RECORDS FOR THIS EXERCISE:
---------------

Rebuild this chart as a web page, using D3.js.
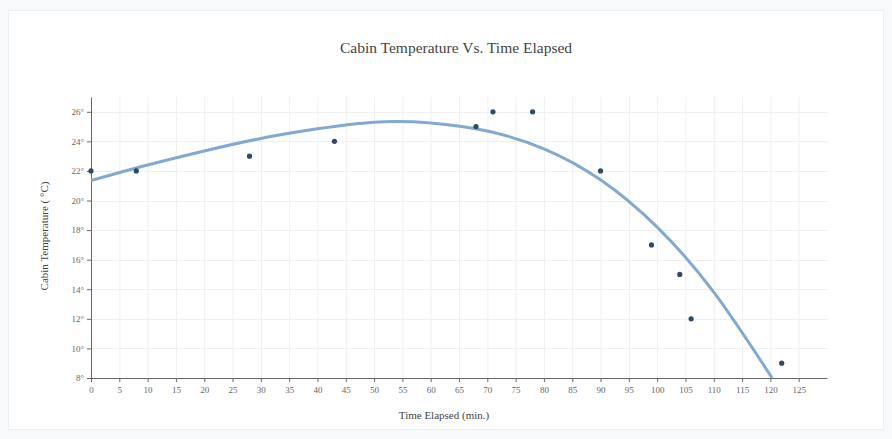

---------------

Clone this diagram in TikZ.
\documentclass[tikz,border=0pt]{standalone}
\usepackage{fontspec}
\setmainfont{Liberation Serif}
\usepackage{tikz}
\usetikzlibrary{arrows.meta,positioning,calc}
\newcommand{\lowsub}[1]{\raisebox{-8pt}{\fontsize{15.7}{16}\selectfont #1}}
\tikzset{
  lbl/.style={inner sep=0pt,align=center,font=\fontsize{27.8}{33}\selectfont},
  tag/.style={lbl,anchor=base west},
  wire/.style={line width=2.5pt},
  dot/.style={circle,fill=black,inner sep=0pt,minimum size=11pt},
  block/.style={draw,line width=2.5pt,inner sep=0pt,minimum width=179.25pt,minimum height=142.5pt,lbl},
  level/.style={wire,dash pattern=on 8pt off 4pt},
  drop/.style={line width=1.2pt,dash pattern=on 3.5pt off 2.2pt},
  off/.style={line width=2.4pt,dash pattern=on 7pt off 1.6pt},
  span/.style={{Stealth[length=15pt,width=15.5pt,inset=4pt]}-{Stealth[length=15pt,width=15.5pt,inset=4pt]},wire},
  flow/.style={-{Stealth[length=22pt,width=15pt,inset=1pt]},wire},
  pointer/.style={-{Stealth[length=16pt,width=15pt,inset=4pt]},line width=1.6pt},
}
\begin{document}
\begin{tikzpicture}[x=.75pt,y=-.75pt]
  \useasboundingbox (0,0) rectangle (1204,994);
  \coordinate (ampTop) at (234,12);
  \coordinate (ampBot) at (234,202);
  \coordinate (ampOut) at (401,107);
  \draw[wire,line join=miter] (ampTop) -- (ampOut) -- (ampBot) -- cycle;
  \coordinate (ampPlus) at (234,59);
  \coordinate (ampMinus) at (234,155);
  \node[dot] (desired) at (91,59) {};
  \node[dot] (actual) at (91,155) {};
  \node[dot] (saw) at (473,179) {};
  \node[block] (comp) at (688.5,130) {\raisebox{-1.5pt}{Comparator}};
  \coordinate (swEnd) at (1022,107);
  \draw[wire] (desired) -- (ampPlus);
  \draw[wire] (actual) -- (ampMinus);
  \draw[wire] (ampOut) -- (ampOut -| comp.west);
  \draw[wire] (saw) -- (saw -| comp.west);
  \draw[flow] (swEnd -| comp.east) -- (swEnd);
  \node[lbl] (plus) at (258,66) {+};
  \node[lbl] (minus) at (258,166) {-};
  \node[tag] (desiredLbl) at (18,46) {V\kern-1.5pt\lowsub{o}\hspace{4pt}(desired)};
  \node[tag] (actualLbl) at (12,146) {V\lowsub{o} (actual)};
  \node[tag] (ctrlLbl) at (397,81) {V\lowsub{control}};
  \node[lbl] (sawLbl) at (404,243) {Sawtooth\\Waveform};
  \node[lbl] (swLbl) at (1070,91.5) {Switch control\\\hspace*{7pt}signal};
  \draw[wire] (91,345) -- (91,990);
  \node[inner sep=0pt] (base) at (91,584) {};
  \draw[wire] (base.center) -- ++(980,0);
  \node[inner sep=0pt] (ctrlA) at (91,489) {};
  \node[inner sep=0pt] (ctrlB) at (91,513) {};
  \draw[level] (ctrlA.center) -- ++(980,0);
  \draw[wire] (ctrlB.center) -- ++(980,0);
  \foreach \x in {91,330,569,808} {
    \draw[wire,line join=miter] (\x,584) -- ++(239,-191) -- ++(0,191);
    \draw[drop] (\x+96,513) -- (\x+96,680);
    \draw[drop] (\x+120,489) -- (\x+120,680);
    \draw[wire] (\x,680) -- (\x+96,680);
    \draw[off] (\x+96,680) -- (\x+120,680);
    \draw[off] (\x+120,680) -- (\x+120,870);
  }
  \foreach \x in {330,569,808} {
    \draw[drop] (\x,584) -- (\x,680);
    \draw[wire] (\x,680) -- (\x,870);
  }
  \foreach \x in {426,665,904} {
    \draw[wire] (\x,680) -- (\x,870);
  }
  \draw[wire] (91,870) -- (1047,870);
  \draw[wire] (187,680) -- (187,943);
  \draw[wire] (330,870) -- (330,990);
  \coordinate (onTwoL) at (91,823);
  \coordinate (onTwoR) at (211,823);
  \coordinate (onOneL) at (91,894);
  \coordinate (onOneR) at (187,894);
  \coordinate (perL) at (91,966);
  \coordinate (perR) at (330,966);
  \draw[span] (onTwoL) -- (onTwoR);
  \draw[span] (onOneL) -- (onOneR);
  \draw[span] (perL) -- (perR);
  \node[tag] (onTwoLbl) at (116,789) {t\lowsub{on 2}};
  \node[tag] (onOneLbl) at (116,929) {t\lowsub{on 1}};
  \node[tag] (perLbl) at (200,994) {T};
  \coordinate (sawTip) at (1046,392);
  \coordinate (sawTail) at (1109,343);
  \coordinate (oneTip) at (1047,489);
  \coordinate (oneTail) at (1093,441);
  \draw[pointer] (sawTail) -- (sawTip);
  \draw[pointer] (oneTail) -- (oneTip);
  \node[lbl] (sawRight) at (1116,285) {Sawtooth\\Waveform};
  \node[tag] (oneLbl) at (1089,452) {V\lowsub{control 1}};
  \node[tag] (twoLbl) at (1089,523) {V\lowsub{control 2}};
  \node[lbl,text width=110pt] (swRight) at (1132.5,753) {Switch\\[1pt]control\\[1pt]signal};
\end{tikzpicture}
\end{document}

---------------

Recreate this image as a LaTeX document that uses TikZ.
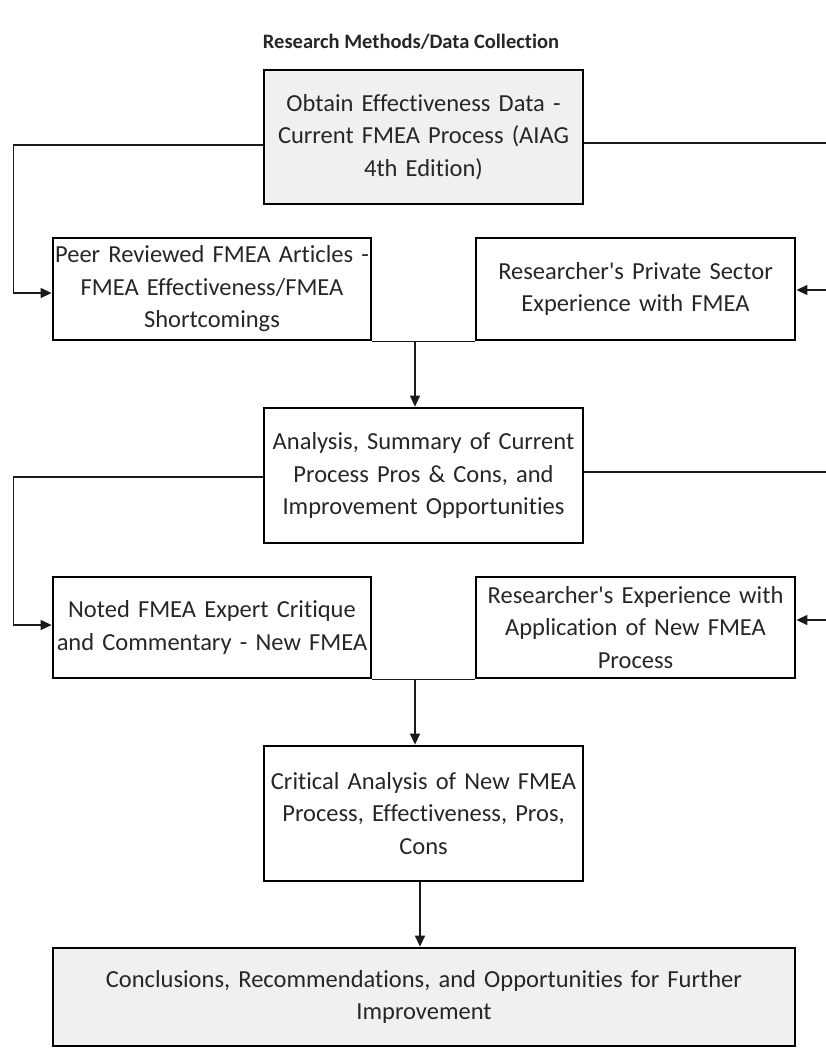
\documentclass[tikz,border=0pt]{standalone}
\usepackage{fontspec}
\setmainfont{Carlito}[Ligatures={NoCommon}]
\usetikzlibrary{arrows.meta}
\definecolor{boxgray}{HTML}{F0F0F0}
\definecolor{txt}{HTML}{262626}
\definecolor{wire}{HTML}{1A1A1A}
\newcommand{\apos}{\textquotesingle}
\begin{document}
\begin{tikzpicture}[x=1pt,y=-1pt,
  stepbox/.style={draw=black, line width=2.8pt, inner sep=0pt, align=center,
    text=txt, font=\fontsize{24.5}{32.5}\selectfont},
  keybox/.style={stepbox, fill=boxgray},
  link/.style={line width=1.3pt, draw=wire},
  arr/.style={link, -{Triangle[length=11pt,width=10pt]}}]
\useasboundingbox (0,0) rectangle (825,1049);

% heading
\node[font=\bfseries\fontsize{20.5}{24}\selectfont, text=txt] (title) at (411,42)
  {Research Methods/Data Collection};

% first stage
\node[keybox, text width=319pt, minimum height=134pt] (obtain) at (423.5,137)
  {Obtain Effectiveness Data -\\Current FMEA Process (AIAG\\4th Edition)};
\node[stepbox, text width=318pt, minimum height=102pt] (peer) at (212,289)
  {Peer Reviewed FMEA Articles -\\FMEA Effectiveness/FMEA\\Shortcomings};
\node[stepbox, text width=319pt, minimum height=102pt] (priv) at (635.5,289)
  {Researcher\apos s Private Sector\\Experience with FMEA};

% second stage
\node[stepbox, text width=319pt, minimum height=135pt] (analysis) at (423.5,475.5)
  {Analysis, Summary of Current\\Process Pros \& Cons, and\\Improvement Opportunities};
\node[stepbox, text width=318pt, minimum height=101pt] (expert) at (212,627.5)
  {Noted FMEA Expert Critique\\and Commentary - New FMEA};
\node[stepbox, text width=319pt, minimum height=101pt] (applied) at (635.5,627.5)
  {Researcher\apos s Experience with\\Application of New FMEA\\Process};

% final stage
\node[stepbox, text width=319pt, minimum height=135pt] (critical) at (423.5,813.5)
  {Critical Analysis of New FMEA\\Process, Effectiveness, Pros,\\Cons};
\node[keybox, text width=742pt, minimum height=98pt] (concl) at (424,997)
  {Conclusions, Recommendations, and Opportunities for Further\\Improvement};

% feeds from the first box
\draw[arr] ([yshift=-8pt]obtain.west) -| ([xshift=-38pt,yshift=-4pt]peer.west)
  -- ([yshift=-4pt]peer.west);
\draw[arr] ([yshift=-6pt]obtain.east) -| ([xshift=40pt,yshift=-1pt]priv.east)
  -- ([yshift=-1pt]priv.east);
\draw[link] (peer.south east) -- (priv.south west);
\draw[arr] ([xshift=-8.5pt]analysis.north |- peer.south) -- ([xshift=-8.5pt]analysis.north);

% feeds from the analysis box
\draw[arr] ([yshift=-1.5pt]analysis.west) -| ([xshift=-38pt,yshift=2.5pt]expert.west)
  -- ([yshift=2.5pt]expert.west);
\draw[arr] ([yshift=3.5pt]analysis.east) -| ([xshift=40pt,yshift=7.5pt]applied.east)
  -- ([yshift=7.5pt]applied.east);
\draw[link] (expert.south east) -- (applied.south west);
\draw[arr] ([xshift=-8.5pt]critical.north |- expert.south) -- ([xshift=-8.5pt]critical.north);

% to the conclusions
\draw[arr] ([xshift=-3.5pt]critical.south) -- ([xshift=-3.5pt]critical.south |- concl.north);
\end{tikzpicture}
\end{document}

---------------

EXERCISE BRIEF: All lines above from the one containing "Recreate this image" through the one containing "Recommendations, and Opportunities" are to be quoted exactly, and only those; pictures are left out.

SOLUTION BELOW:
Recreate this image as a LaTeX document that uses TikZ.
\documentclass[tikz,border=0pt]{standalone}
\usepackage{fontspec}
\setmainfont{Carlito}[Ligatures={NoCommon}]
\usetikzlibrary{arrows.meta}
\definecolor{boxgray}{HTML}{F0F0F0}
\definecolor{txt}{HTML}{262626}
\definecolor{wire}{HTML}{1A1A1A}
\newcommand{\apos}{\textquotesingle}
\begin{document}
\begin{tikzpicture}[x=1pt,y=-1pt,
  stepbox/.style={draw=black, line width=2.8pt, inner sep=0pt, align=center,
    text=txt, font=\fontsize{24.5}{32.5}\selectfont},
  keybox/.style={stepbox, fill=boxgray},
  link/.style={line width=1.3pt, draw=wire},
  arr/.style={link, -{Triangle[length=11pt,width=10pt]}}]
\useasboundingbox (0,0) rectangle (825,1049);

% heading
\node[font=\bfseries\fontsize{20.5}{24}\selectfont, text=txt] (title) at (411,42)
  {Research Methods/Data Collection};

% first stage
\node[keybox, text width=319pt, minimum height=134pt] (obtain) at (423.5,137)
  {Obtain Effectiveness Data -\\Current FMEA Process (AIAG\\4th Edition)};
\node[stepbox, text width=318pt, minimum height=102pt] (peer) at (212,289)
  {Peer Reviewed FMEA Articles -\\FMEA Effectiveness/FMEA\\Shortcomings};
\node[stepbox, text width=319pt, minimum height=102pt] (priv) at (635.5,289)
  {Researcher\apos s Private Sector\\Experience with FMEA};

% second stage
\node[stepbox, text width=319pt, minimum height=135pt] (analysis) at (423.5,475.5)
  {Analysis, Summary of Current\\Process Pros \& Cons, and\\Improvement Opportunities};
\node[stepbox, text width=318pt, minimum height=101pt] (expert) at (212,627.5)
  {Noted FMEA Expert Critique\\and Commentary - New FMEA};
\node[stepbox, text width=319pt, minimum height=101pt] (applied) at (635.5,627.5)
  {Researcher\apos s Experience with\\Application of New FMEA\\Process};

% final stage
\node[stepbox, text width=319pt, minimum height=135pt] (critical) at (423.5,813.5)
  {Critical Analysis of New FMEA\\Process, Effectiveness, Pros,\\Cons};
\node[keybox, text width=742pt, minimum height=98pt] (concl) at (424,997)
  {Conclusions, Recommendations, and Opportunities for Further\\Improvement};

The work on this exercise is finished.